Odyssey no problem for North students
BY MAE YOUSIF-BASHI
Group is headed to world competition
At least once a week, every week since October, seven North Fort Myers High students have gathered at one another's homes to solve a lingering problem.
The group is one of many in Lee County who participated in the Odyssey of the Mind State Competition in Orlando on April 10. And now the team - along with five other Lee County teams including one from Cape Elementary - are moving forward to the world championships in Michigan May 26-29.
Odyssey of the Mind is a creative problem-solving competition for students beginning in kindergarten through college.
"I've been doing it ever since second grade, and I've loved it every year," said Kent Miller, 16, a member of the North Fort Myers team.
But now, the team has the challenge of figuring out how to raise about $1,200 for each student to make their way to the competition.
Most of the members in the group have been working together for the past few years. North Fort Myers High didn't have any Odyssey teams until last year because of a lack of team sponsors. This year, the team chose to participate in the Nature Trail'R Division III category and won first place at the state competition.
The students had to create a human-powered vehicle and camper that could go on a camping trip. The vehicle had to overcome an obstacle, clean up the environment, encounter wildlife, and undergo a repair.
So the students created a large lobster with a row boat style mechanism that allowed it to walk.
"At times we had to break out trigonometry in order to get the legs to work," said Josh Shidel, 17.
The vehicle was made of a basic wood frame, an old folding chair as the seat for the operator, and the legs were made of wood and tire tread. The team was only allowed to spend $145 on all materials.
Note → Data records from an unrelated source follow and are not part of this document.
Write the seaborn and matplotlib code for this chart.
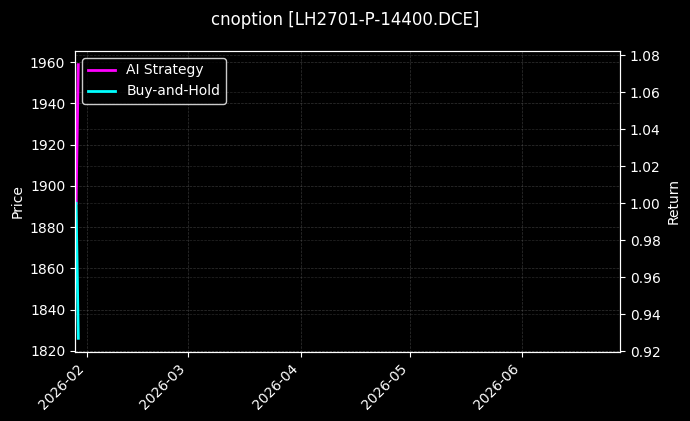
import pandas as pd
import matplotlib
matplotlib.use("Agg")
import matplotlib.pyplot as plt
import matplotlib.dates as mdates
import seaborn as sns

# data
dates = pd.to_datetime(["2026-01-29 03:00", "2026-01-29 18:00"])
price = [1958.8, 1826.1]
ai_strategy = [1.0, 1.075]
buy_and_hold = [1.0, 0.927]
x_start = pd.Timestamp("2026-01-28 20:00")
x_end = pd.Timestamp("2026-06-27 22:00")

plt.style.use("dark_background")
plt.rcParams["font.family"] = ["DejaVu Sans"]

df = pd.DataFrame({"date": dates, "price": price,
                   "ai": ai_strategy, "bh": buy_and_hold})

fig = plt.figure(figsize=(6.9, 4.21), dpi=100)
ax1 = fig.add_axes([0.1087, 0.1639, 0.7899, 0.7150])

sns.lineplot(data=df, x="date", y="price", ax=ax1, color="#333333", linewidth=0.8)
ax1.set_ylabel("Price")
ax1.set_xlabel("")
ax1.grid(True, color="gray", linestyle="--", linewidth=0.5, alpha=0.4)

ax2 = ax1.twinx()
sns.lineplot(data=df, x="date", y="ai", ax=ax2, color="magenta",
             linewidth=2, label="AI Strategy")
sns.lineplot(data=df, x="date", y="bh", ax=ax2, color="cyan",
             linewidth=2, label="Buy-and-Hold")
ax2.set_ylabel("Return")
ax2.set_xlabel("")
ax2.grid(True, color="gray", linestyle="--", linewidth=0.5, alpha=0.3)
ax2.legend(loc="upper left", facecolor="black", edgecolor="white", fontsize=10)

ax1.set_xlim(x_start, x_end)
ax1.xaxis.set_major_locator(mdates.MonthLocator())
ax1.xaxis.set_major_formatter(mdates.DateFormatter("%Y-%m"))
plt.setp(ax1.get_xticklabels(), rotation=45, ha="right")

fig.suptitle("cnoption [LH2701-P-14400.DCE]", fontsize=12, y=0.975)

fig.savefig("out.png", dpi=100, facecolor="black")
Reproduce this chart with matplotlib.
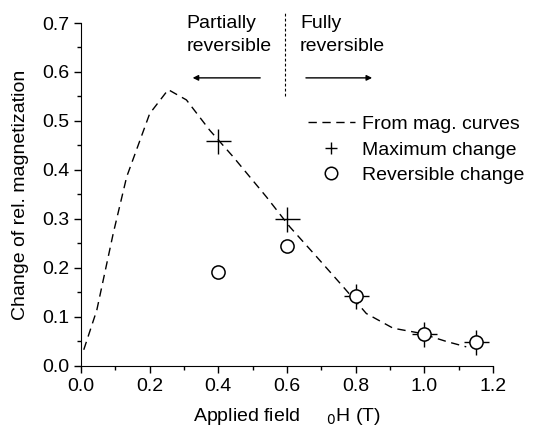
import numpy as np
import matplotlib.pyplot as plt
from matplotlib.ticker import MultipleLocator

plt.rcParams['font.family'] = ['Liberation Sans', 'DejaVu Sans']
plt.rcParams['font.size'] = 14

# dashed curve
curve_x = [0.008, 0.046, 0.094, 0.133, 0.20, 0.254, 0.307, 0.375, 0.443, 0.540,
           0.608, 0.686, 0.763, 0.831, 0.909, 0.987, 1.064, 1.122]
curve_y = [0.033, 0.114, 0.271, 0.386, 0.515, 0.564, 0.543, 0.481, 0.427, 0.345,
           0.284, 0.223, 0.162, 0.107, 0.077, 0.067, 0.050, 0.039]

field = [0.4, 0.6, 0.8, 1.0, 1.15]
max_change = [0.46, 0.30, 0.143, 0.065, 0.048]
rev_change = [0.192, 0.245, 0.143, 0.065, 0.048]

fig = plt.figure(figsize=(5.33, 4.26), dpi=100)
ax = fig.add_axes([0.152, 0.141, 0.773, 0.805])

ax.plot(curve_x, curve_y, 'k--', lw=1, dashes=(6, 4), label='From mag. curves')
ax.plot(field, max_change, 'k+', ms=18, mew=1, ls='none', label='Maximum change')
ax.plot(field, rev_change, 'o', mfc='white', mec='k', ms=9.5, mew=1.1, ls='none',
        label='Reversible change')

ax.set_xlim(0, 1.2)
ax.set_ylim(0, 0.7)
ax.xaxis.set_major_locator(MultipleLocator(0.2))
ax.xaxis.set_minor_locator(MultipleLocator(0.1))
ax.yaxis.set_major_locator(MultipleLocator(0.1))
ax.yaxis.set_minor_locator(MultipleLocator(0.05))
ax.xaxis.set_major_formatter(plt.FormatStrFormatter('%.1f'))
ax.yaxis.set_major_formatter(plt.FormatStrFormatter('%.1f'))
ax.tick_params(which='major', direction='out', length=5, width=1, labelsize=14)
ax.tick_params(which='minor', direction='out', length=3, width=1)
ax.spines['top'].set_visible(False)
ax.spines['right'].set_visible(False)

ax.set_xlabel('Applied field     $_0$H (T)', labelpad=8)
ax.set_ylabel('Change of rel. magnetization', labelpad=9)

# region annotations
ax.plot([0.594, 0.594], [0.55, 0.722], 'k--', lw=0.8, dashes=(2.5, 2), clip_on=False)
ax.annotate('', xy=(0.317, 0.588), xytext=(0.53, 0.588),
            arrowprops=dict(arrowstyle='-|>', color='k', lw=1, mutation_scale=8))
ax.annotate('', xy=(0.856, 0.588), xytext=(0.647, 0.588),
            arrowprops=dict(arrowstyle='-|>', color='k', lw=1, mutation_scale=8))
ax.text(0.308, 0.717, 'Partially\nreversible', ha='left', va='top', linespacing=1.5)
ax.text(0.638, 0.717, 'Fully\nreversible', ha='left', va='top', linespacing=1.5)

leg = ax.legend(loc='upper left', bbox_to_anchor=(0.551, 0.73), frameon=False,
                handlelength=2.4, handletextpad=0.4, labelspacing=0.4,
                borderaxespad=0, borderpad=0)
leg.legend_handles[1].set_markersize(9)
leg.legend_handles[2].set_markersize(9)

plt.savefig('out.png')
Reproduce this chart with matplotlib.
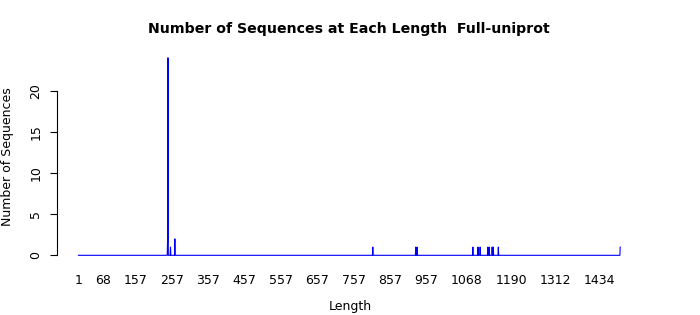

Each member of the group was dressed as an underwater creature as they acted out a skit that coincided with their problem.
"It's nice, you get to be as creative as you want to be," Shidel said. "You can act and sing, it's a big production."
Group members estimate they've spent at least 40 hours every month on the project since October. That's aside from their academic responsibilities and other extracurricular activities.
"It's eight months for eight minutes," Miller said. "You spend all that time for eight minutes in front of the judges. But you would never give it up."